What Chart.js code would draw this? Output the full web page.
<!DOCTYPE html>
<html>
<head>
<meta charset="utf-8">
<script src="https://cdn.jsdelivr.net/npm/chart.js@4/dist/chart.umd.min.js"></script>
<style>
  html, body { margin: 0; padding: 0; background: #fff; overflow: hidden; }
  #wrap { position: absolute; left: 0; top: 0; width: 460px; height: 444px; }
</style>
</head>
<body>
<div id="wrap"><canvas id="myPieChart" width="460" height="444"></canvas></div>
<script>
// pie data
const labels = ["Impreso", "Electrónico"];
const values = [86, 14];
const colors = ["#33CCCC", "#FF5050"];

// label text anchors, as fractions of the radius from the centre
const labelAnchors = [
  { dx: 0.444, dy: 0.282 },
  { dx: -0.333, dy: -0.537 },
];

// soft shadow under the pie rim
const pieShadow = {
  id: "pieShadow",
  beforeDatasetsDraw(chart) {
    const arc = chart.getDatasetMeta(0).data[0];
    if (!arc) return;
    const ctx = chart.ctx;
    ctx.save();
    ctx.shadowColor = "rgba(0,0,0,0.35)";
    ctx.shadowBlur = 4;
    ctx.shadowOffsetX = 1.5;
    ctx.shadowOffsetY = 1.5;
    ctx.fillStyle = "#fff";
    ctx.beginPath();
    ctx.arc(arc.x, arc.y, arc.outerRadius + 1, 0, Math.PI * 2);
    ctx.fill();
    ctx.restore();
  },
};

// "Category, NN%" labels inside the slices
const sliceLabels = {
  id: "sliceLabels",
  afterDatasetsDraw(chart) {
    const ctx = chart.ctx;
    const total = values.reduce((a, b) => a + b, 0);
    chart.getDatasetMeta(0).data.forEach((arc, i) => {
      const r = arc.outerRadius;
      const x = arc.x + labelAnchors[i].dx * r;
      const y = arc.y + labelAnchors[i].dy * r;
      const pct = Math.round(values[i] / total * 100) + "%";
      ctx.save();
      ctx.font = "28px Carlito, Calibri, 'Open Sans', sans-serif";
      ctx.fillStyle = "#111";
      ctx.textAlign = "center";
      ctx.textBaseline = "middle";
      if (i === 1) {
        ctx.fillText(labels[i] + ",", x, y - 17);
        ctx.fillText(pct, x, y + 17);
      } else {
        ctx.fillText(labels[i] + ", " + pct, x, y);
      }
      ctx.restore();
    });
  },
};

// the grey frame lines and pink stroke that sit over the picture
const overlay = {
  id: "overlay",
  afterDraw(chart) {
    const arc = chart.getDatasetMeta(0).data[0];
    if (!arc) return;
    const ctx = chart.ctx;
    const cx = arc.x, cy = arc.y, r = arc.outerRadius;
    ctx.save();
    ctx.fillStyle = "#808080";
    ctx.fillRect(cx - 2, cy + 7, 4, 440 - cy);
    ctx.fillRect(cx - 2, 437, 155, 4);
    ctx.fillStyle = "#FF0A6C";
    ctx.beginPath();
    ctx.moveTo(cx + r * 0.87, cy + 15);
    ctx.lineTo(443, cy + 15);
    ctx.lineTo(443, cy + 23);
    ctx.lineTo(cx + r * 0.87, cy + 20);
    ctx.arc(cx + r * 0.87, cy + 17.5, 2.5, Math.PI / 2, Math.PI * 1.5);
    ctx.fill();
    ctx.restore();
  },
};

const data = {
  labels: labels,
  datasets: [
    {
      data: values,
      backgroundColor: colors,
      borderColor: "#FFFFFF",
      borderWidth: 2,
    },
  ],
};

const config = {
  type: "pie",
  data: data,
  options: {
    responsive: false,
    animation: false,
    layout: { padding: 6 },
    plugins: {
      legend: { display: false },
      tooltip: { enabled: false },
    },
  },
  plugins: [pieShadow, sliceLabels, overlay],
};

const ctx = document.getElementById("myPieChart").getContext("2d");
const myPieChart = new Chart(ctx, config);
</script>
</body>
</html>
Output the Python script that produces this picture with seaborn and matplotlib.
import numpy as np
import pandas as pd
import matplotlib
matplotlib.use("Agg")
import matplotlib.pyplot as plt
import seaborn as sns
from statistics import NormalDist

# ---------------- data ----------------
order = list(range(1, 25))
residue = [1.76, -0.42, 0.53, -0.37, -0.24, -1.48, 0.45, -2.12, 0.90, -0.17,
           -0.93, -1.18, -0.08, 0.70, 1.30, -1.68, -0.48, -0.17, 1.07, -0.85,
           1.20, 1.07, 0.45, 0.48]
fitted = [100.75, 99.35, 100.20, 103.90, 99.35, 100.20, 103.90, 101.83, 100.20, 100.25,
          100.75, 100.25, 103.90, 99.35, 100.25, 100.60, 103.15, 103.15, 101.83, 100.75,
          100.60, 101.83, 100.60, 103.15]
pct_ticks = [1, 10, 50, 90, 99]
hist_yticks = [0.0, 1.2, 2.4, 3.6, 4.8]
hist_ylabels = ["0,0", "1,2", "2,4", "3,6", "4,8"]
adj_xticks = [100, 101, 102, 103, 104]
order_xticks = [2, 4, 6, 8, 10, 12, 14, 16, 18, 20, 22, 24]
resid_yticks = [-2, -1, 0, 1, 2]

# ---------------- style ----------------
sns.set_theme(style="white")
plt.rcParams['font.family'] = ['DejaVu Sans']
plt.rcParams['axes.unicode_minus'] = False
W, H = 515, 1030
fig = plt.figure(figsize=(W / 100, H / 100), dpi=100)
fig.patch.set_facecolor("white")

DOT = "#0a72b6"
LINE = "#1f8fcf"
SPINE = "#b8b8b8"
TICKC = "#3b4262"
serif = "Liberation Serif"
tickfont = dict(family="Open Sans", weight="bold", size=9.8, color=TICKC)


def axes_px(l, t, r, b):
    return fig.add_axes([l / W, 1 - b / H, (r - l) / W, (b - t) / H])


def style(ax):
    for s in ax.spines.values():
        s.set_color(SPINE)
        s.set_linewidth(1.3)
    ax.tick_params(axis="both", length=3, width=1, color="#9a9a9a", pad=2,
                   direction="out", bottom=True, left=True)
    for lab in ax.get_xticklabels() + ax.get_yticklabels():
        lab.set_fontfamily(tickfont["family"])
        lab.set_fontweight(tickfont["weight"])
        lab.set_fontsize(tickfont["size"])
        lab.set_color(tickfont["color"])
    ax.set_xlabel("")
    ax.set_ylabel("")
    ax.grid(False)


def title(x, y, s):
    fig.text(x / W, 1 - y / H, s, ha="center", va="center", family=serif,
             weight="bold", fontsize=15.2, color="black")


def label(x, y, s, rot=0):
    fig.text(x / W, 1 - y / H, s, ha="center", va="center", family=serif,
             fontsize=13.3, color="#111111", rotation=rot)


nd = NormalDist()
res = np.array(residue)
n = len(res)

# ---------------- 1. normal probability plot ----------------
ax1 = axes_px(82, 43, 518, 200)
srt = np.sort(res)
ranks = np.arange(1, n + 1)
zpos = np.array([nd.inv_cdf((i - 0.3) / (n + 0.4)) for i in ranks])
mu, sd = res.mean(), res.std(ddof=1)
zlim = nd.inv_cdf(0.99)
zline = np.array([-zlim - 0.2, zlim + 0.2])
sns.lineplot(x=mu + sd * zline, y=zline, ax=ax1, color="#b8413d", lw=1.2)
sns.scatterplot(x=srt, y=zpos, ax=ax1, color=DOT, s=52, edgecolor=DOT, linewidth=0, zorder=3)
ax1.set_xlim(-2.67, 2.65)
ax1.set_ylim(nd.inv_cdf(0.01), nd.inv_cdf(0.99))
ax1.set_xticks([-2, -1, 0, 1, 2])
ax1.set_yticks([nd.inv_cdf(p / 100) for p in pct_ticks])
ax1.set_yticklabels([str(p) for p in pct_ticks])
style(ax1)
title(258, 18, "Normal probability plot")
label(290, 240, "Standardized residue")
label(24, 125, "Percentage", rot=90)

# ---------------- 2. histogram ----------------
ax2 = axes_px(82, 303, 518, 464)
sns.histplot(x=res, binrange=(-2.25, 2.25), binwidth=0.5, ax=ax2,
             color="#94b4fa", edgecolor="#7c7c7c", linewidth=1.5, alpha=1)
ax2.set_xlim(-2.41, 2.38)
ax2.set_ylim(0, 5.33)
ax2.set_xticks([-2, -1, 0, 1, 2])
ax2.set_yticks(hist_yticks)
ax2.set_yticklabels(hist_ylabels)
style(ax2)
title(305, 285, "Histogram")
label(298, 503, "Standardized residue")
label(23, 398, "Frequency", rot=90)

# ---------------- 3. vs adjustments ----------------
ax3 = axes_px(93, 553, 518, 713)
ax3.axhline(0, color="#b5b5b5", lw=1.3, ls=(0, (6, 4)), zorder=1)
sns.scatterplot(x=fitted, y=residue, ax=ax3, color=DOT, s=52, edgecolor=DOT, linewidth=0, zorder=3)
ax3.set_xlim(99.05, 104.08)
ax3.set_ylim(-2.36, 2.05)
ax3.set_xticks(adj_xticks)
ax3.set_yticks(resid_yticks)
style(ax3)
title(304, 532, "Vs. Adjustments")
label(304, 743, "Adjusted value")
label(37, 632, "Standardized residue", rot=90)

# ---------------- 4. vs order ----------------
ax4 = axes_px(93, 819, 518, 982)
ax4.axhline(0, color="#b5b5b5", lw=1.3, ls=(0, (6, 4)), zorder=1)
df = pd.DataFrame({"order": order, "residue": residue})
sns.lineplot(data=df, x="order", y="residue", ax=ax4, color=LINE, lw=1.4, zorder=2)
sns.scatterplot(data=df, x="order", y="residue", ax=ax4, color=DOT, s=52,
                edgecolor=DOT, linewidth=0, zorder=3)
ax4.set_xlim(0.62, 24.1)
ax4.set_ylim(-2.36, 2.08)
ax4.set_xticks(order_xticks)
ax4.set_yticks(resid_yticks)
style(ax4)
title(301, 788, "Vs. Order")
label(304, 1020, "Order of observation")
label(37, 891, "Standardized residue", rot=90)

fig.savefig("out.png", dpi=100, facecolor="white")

━━━━━━━━━━━━━━━━

◆ Stated goal
Extract exactly and only these lines: the line containing "Output the Python", the line containing "from statistics import NormalDist", and every line between them.

◆ Result of this exercise
Output the Python script that produces this picture with seaborn and matplotlib.
import numpy as np
import pandas as pd
import matplotlib
matplotlib.use("Agg")
import matplotlib.pyplot as plt
import seaborn as sns
from statistics import NormalDist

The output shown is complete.